Coulibaly concentre sur son histoire l’ensemble de ces questions. D’origine malienne, cinquième enfant d’une famille qui en comptera dix-huit, il vole à l’âge de six ans, une Gameboy, premier larcin d’une longue série qui le mènera en prison plusieurs années plus tard. L’ambivalence est omniprésente dans l’histoire personnelle de l’athlète qui dit de lui même « En fait j’ai un aspect positif en apparence mais assez négatif derrière » et dont une forme de schizophrénie l’incite à être « vainqueur le jour, voleur la nuit ». Mathieu Palain raconte objectivement cette double vie qu’il confronte à l’entourage de l’athlète: Jean-Michel Regain, son premier coach, Leslie Djhone, Patricia Girard, mais aussi la présidente de son club, Anne. Il a pourtant été bien entouré Toum, mais que faire contre des pulsions incontrôlables et une bonne foi proclamée.
Le journaliste décrit minutieusement et chronologiquement ces années de paradoxe. Avec lui, on suit cette descente aux enfers et avec l’auteur on se prend d’affection pour le futur champion annoncé qui précise qu’il a «plus d’adrénaline quand les flics me courent après qu’en remportant un 400 mètres ». On pénètre un univers mental désarmant par sa gentillesse, sa naïveté, mais aussi peut être par son cynisme. Désorienté Mathieu Palain doit à son tour se blinder, lui à qui les psys disent « protégez vous ».

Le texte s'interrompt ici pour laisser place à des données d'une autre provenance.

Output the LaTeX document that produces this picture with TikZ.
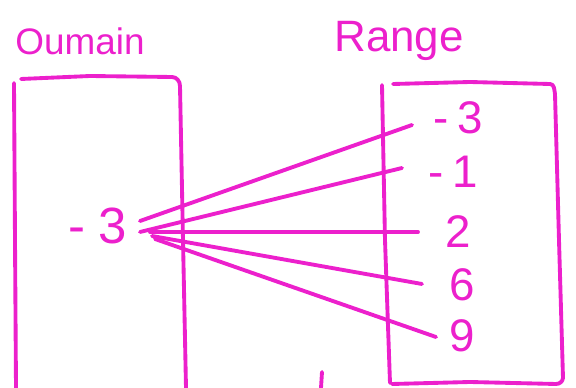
\documentclass[tikz,border=0pt]{standalone}
\usepackage{fontspec}
\setmainfont{Liberation Sans}
\definecolor{penpink}{RGB}{236,32,204}

\begin{document}
\begin{tikzpicture}[
    x=0.02cm, y=-0.02cm,
    pen/.style={draw=penpink, line width=2.2pt, line cap=round, line join=round},
    link/.style={pen},
    title/.style={text=penpink, font=\fontsize{21}{24}\selectfont, inner sep=0pt},
    val/.style={text=penpink, font=\fontsize{26}{28}\selectfont, inner sep=0pt},
  ]
  \useasboundingbox (0,0) rectangle (576,388);

  % --- headings ---
  \node[title, anchor=base west] (dlab) at (15,55) {Oumain};
  \node[title, anchor=base west, font=\fontsize{25}{28}\selectfont] (rlab) at (334,52) {Range};

  % ================================================================
  %  BOXES (hand drawn, open at the bottom / corners)
  % ================================================================
  \draw[pen] (21,79) -- (90,76) -- (172,77) to[out=0,in=90] (180,86) -- (183,240) -- (186,388);
  \draw[pen] (14,83) -- (15,240) -- (16,388);
  \draw[pen] (382,85) -- (385,240) -- (390,383);
  \draw[pen] (393,84) -- (470,82) -- (550,84) to[out=0,in=100] (555,94) -- (559,240) -- (563,378)
    to[out=-95,in=0] (556,384) -- (470,382) -- (392,384);
  \draw[pen] (322,372) -- (321,388);

  % ================================================================
  %  VALUES
  % ================================================================
  \node[val, font=\fontsize{29}{31}\selectfont] (dm) at (98,226) {-\hspace{0.25em}3};

  \node[val] (r1) at (458,118) {-\hspace{0.2em}3};
  \node[val] (r2) at (453,172) {-\hspace{0.2em}1};
  \node[val] (r3) at (458,232) {2};
  \node[val] (r4) at (462,285) {6};
  \node[val] (r5) at (462,336) {9};

  % --- mapping ---
  \draw[link] ([shift={(42,-5)}]dm.center) -- ([shift={(-46,7)}]r1.center);
  \draw[link] ([shift={(42,6)}]dm.center) -- ([shift={(-51,-4)}]r2.center);
  \draw[link] ([shift={(52,6)}]dm.center) -- ([shift={(-40,0)}]r3.center);
  \draw[link] ([shift={(54,10)}]dm.center) -- ([shift={(-40,-1)}]r4.center);
  \draw[link] ([shift={(57,13)}]dm.center) -- ([shift={(-26,1)}]r5.center);

\end{tikzpicture}
\end{document}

S’interrogeant sur son travail, sur les conséquences de ces rencontres hebdomadaires qui lui seront finalement interdites par l’administration pénitentiaire craintive, l’auteur met en perspective le rôle de la prison avec toutes les enquêtes qu’il a menées préalablement aux États-Unis comme en France. L’univers carcéral le fascine, intrigué par l’existence de ces êtres qui, vivants, sont hors la vie.
À la manière de cette littérature du réel mise en évidence par Emmanuel Carrère, Yvan Jablonka ou encore Florence Aubenas, Mathieu Palan, dont le père était éducateur, dissèque cette absence d’existence en milieu carcéral, examine l’utilité, la pertinence des maisons d’arrêt. Il prolonge ici les thèmes déjà développés avec talent dans son premier roman Sale gosse : comment empêcher le destin tracé de se répéter, de grandir sans revenir à la case cité ou prison? Cette prison que Coulibaly dit fuir et s’engage des dizaines de fois à ne plus retrouver. En vain.
En refermant ce magnifique ouvrage, sur le 1553e jour d’internement de Coulibaly, on ne peut s’empêcher de penser à Robert Badinter et sa réflexion sur les prisons comme solution unique à la délinquance. On se dit qu’il aimera lire cette plaidoirie d’un remarquable journaliste écrivain. Sans jeu de manches, mais avec humanisme.